Berry first threw out the $102 million daily loss estimate during a December press conference on snow closure procedures. That was a rough, back-of-the-envelope calculation of the total daily payroll for all 270,000 federal employees in the Washington area, and assumed total losses in productivity.
That estimate was clearly too high. The government didn’t entirely shut down, even if the empty streets made it appear so. Emergency workers still had to show up — the National Weather Service, for example, rose to the occasion and worked around the clock. And there were some telework success stories at places like DISA and the Patent and Trademark Office.
However, quantifying the actual success of telework is much trickier.
Berry said last month 30 percent of OPM and General Services Administration employees had logged on — that’s an important caveat — to their computer networks during the snowstorm. And at a hearing yesterday, he told Del. Eleanor Holmes Norton, D-D.C., that chief information officers at other agencies reported similar logon rates.

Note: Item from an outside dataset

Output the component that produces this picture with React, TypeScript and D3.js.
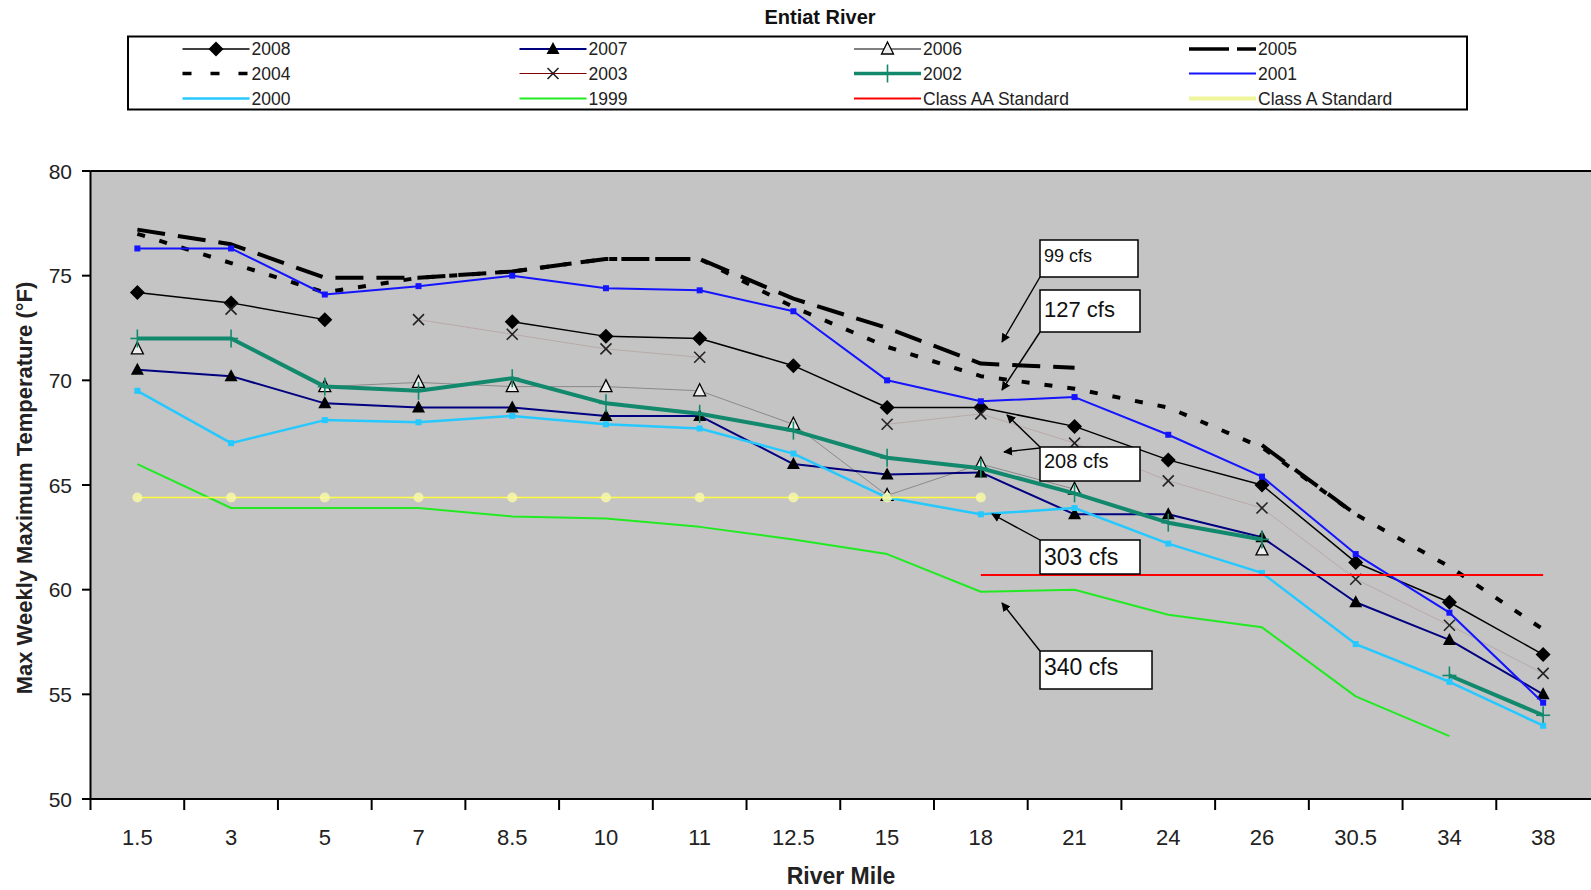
import React from 'react';
import * as d3 from 'd3';

const categories = ["1.5", "3", "5", "7", "8.5", "10", "11", "12.5", "15", "18", "21", "24", "26", "30.5", "34", "38"];
const y2008 = [74.2, 73.7, 72.9, null, 72.8, 72.1, 72.0, 70.7, 68.7, 68.7, 67.8, 66.2, 65.0, 61.3, 59.4, 56.9];
const y2007 = [70.5, 70.2, 68.9, 68.7, 68.7, 68.3, 68.3, 66.0, 65.5, 65.6, 63.6, 63.6, 62.5, 59.4, 57.6, 55.0];
const y2006 = [71.5, null, 69.7, 69.9, 69.7, 69.7, 69.5, 67.9, 64.5, 66.0, 64.8, null, 61.9, null, null, null];
const y2005 = [77.2, 76.5, 74.9, 74.9, 75.2, 75.8, 75.8, 73.9, 72.5, 70.8, 70.6, null, 66.9, 63.6, null, null];
const y2004 = [77.0, 75.6, 74.2, 74.9, 75.2, 75.8, 75.8, 73.5, 71.6, 70.2, 69.6, 68.7, 66.8, 63.6, 61.1, 58.1];
const y2003 = [null, 73.4, null, 72.9, 72.2, 71.5, 71.1, null, 67.9, 68.4, 67.0, 65.2, 63.9, 60.5, 58.3, 56.0];
const y2002 = [72.0, 72.0, 69.7, 69.5, 70.1, 68.9, 68.4, 67.6, 66.3, 65.8, 64.6, 63.2, 62.4, null, 55.9, 54.0];
const y2001 = [76.3, 76.3, 74.1, 74.5, 75.0, 74.4, 74.3, 73.3, 70.0, 69.0, 69.2, 67.4, 65.4, 61.7, 58.9, 54.6];
const y2000 = [69.5, 67.0, 68.1, 68.0, 68.3, 67.9, 67.7, 66.5, 64.4, 63.6, 63.9, 62.2, 60.8, 57.4, 55.6, 53.5];
const y1999 = [66.0, 63.9, 63.9, 63.9, 63.5, 63.4, 63.0, 62.4, 61.7, 59.9, 60.0, 58.8, 58.2, 54.9, 53.0, null];
const classAA = [null, null, null, null, null, null, null, null, null, 60.7, 60.7, 60.7, 60.7, 60.7, 60.7, 60.7];
const classA = [64.4, 64.4, 64.4, 64.4, 64.4, 64.4, 64.4, 64.4, 64.4, 64.4, null, null, null, null, null, null];
const yTicks = [50, 55, 60, 65, 70, 75, 80];

const annotations = [
  { label: "99 cfs", box: [1040, 240, 98, 37], size: 18, base: 262, arrows: [[1040, 277, 1002, 342]] },
  { label: "127 cfs", box: [1040, 290, 100, 42], size: 22, base: 317, arrows: [[1040, 332, 1002, 390]] },
  { label: "208 cfs", box: [1040, 447, 100, 34], size: 20, base: 468, arrows: [[1040, 447, 1007, 415], [1040, 448, 1004, 452]] },
  { label: "303 cfs", box: [1040, 540, 100, 34], size: 23, base: 565, arrows: [[1040, 540, 992, 514]] },
  { label: "340 cfs", box: [1040, 651, 112, 38], size: 23, base: 675, arrows: [[1040, 651, 1002, 603]] },
];

const FONT = "'Liberation Sans', Arial, Helvetica, sans-serif";

const x = d3.scaleBand<string>().domain(categories).range([90.5, 1590]);
const y = d3.scaleLinear().domain([50, 80]).range([799, 171]);
const cx = (i: number) => (x(categories[i]) as number) + x.bandwidth() / 2;

type Series = {
  name: string; values: (number | null)[]; color: string; width: number;
  dash?: string; legendDash?: string; opacity?: number; marker: string;
  legendColor?: string; legendWidth?: number;
};

const series: Series[] = [
  { name: "2008", values: y2008, color: "#000", width: 1.5, marker: "diamond" },
  { name: "2007", values: y2007, color: "#000080", width: 2, marker: "tri" },
  { name: "2006", values: y2006, color: "#000", width: 1, opacity: 0.3, marker: "triOpen" },
  { name: "2005", values: y2005, color: "#000", width: 4, dash: "28,13", legendDash: "40,8", marker: "none" },
  { name: "2004", values: y2004, color: "#000", width: 4, dash: "8,15", legendDash: "9,19", marker: "none" },
  { name: "2003", values: y2003, color: "#800000", width: 1, opacity: 0.14, marker: "x" },
  { name: "2002", values: y2002, color: "#12896d", width: 4, marker: "plus" },
  { name: "2001", values: y2001, color: "#1414ff", width: 2, marker: "sq" },
  { name: "2000", values: y2000, color: "#25c8ff", width: 2.5, marker: "sq" },
  { name: "1999", values: y1999, color: "#22ea22", width: 2, marker: "none" },
  { name: "Class AA Standard", values: classAA, color: "#ff0000", width: 2, marker: "none" },
  { name: "Class A Standard", values: classA, color: "#ffff40", width: 1.5, marker: "dot", legendColor: "#eef59a", legendWidth: 4 },
];

function Marker({ type, px, py, color, k }: { type: string; px: number; py: number; color: string; k: string }) {
  switch (type) {
    case "diamond":
      return <path key={k} d={`M${px},${py - 7.5}L${px + 7.5},${py}L${px},${py + 7.5}L${px - 7.5},${py}Z`} fill="#000" />;
    case "tri":
      return <path key={k} d={`M${px},${py - 7}L${px + 6.5},${py + 5}L${px - 6.5},${py + 5}Z`} fill="#000" />;
    case "triOpen":
      return <path key={k} d={`M${px},${py - 7}L${px + 6},${py + 5}L${px - 6},${py + 5}Z`} fill="#eeeeee" stroke="#000" strokeWidth={1.3} />;
    case "x":
      return (
        <g key={k} stroke="#222" strokeWidth={1.6}>
          <line x1={px - 5.5} y1={py - 5.5} x2={px + 5.5} y2={py + 5.5} />
          <line x1={px - 5.5} y1={py + 5.5} x2={px + 5.5} y2={py - 5.5} />
        </g>
      );
    case "plus":
      return (
        <g key={k} stroke={color} strokeWidth={1.6}>
          <line x1={px} y1={py - 9} x2={px} y2={py + 9} />
          <line x1={px - 7} y1={py} x2={px + 7} y2={py} />
        </g>
      );
    case "sq":
      return <rect key={k} x={px - 3} y={py - 3} width={6} height={6} fill={color} />;
    case "dot":
      return <circle key={k} cx={px} cy={py} r={5} fill="#f8f8a8" opacity={0.85} />;
    default:
      return null;
  }
}

export default function App() {
  const line = d3.line<number | null>()
    .defined((d) => d != null)
    .x((_, i) => cx(i))
    .y((d) => y(d as number));

  const legendCols = [182.5, 519.5, 854, 1189];
  const legendRows = [49, 73.5, 98.5];
  const legLen = 67;

  return (
    <svg width={1591} height={890} style={{ position: "absolute", left: 0, top: 0, background: "#fff" }} fontFamily={FONT}>
      <defs>
        <marker id="ah" viewBox="0 0 10 10" refX="9" refY="5" markerWidth="9" markerHeight="9" markerUnits="userSpaceOnUse" orient="auto">
          <path d="M0,0L10,5L0,10Z" fill="#000" />
        </marker>
      </defs>
      <text x={820} y={24} textAnchor="middle" fontSize={20} fontWeight="bold" fill="#111">Entiat River</text>

      {/* legend */}
      <rect x={128} y={36.5} width={1339} height={73} fill="#fff" stroke="#000" strokeWidth={2} />
      {series.map((s, i) => {
        const col = i % 4, row = Math.floor(i / 4);
        const x0 = legendCols[col], yy = legendRows[row];
        const mid = x0 + legLen / 2;
        return (
          <g key={s.name}>
            <line x1={x0} y1={yy} x2={x0 + legLen} y2={yy}
              stroke={s.legendColor || s.color} strokeWidth={s.legendWidth || Math.min(s.width, 3.5)}
              strokeDasharray={s.legendDash || s.dash} />
            {s.marker !== "dot" && s.marker !== "sq" && (
              <Marker type={s.marker} px={mid} py={yy} color={s.color} k={"lm" + i} />
            )}
            <text x={x0 + legLen + 2} y={yy + 6} fontSize={17.5} fill="#222">{s.name}</text>
          </g>
        );
      })}

      {/* plot area */}
      <rect x={90.5} y={171} width={1500.5} height={628} fill="#c4c4c4" />
      <line x1={90.5} y1={171} x2={1591} y2={171} stroke="#000" strokeWidth={2} />

      {series.map((s, i) => (
        <g key={"s" + i}>
          <path d={line(s.values) || ""} fill="none" stroke={s.color} strokeWidth={s.width}
            strokeDasharray={s.dash} opacity={s.opacity ?? 1} strokeLinejoin="round" />
          {s.values.map((v, j) => v == null ? null : (
            <Marker key={"m" + i + "_" + j} type={s.marker} px={cx(j)} py={y(v)} color={s.color} k={"m" + i + "_" + j} />
          ))}
        </g>
      ))}

      {/* annotations */}
      {annotations.map((a, i) => (
        <g key={"a" + i}>
          {a.arrows.map((ar, j) => (
            <line key={j} x1={ar[0]} y1={ar[1]} x2={ar[2]} y2={ar[3]} stroke="#000" strokeWidth={1.4} markerEnd="url(#ah)" />
          ))}
          <rect x={a.box[0]} y={a.box[1]} width={a.box[2]} height={a.box[3]} fill="#fff" stroke="#000" strokeWidth={1.5} />
          <text x={a.box[0] + 4} y={a.base} fontSize={a.size} fill="#111">{a.label}</text>
        </g>
      ))}

      {/* axes */}
      <line x1={90.5} y1={171} x2={90.5} y2={800} stroke="#000" strokeWidth={2} />
      <line x1={89.5} y1={799} x2={1591} y2={799} stroke="#000" strokeWidth={2} />
      {yTicks.map((t) => (
        <g key={"yt" + t}>
          <line x1={82} y1={y(t)} x2={90.5} y2={y(t)} stroke="#000" strokeWidth={2} />
          <text x={72} y={y(t) + 7.5} textAnchor="end" fontSize={21} fill="#222">{t}</text>
        </g>
      ))}
      {categories.map((c, i) => (
        <g key={"xt" + c}>
          <line x1={x(c) as number} y1={799} x2={x(c) as number} y2={810} stroke="#000" strokeWidth={2} />
          <text x={cx(i)} y={845} textAnchor="middle" fontSize={22} fill="#222">{c}</text>
        </g>
      ))}
      <text x={841} y={884} textAnchor="middle" fontSize={23} fontWeight="bold" fill="#222">River Mile</text>
      <text transform="translate(32,488) rotate(-90)" textAnchor="middle" fontSize={22} fontWeight="bold" fill="#222">
        Max Weekly Maximum Temperature (°F)
      </text>
    </svg>
  );
}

But just because someone logged on, that doesn’t necessarily mean he was as productive as he would have been during a normal day. It might mean he checked his e-mail, logged right back off, and resumed building a snowman with his kids. And interviews I conducted with federal employees last month strongly suggested there is a deep cultural resistance to teleworking during snow days. It was viewed by some as “voluntary” and may only have occurred in pockets at agencies like the Homeland Security Department. One manager said she didn’t make her telework-ready employees do anything that week because “the government was closed — how could I make them work?” Other employees felt that nobody else was working from home, so why should they?
Berry seems to have assumed that a 30 percent logon rate automatically translates to a 30 percent reduction in government losses. But when Norton pressed him on the actual work rates, Berry acknowledged that’s tougher to tell. “These numbers are hard,” Berry said, after noting that some employees may have been able to do work without logging on to their agency’s mainframe. “I can’t give you an exact, precise [figure].”
Berry is right to stress the importance of telework, and has recently set a goal of increasing teleworkers by 50 percent by the end of fiscal 2011. He also said yesterday that federal managers need to overcome their reluctance to allowing employees to telework, and that agencies need to provide enough laptops and other technologies to allow more employees to telework.
But OPM has to do much more work to find out what worked — and what didn’t — during Snowmageddon. I suspect the government’s actual teleworking track record was spottier than OPM is letting on, and it can’t fix the problems until it knows exactly where they are. Simply assuming 30 percent of your workforce kept busy when they probably didn’t just ignores the deeper problems — and won’t do anything to assuage managers’ fears of workers slacking from home.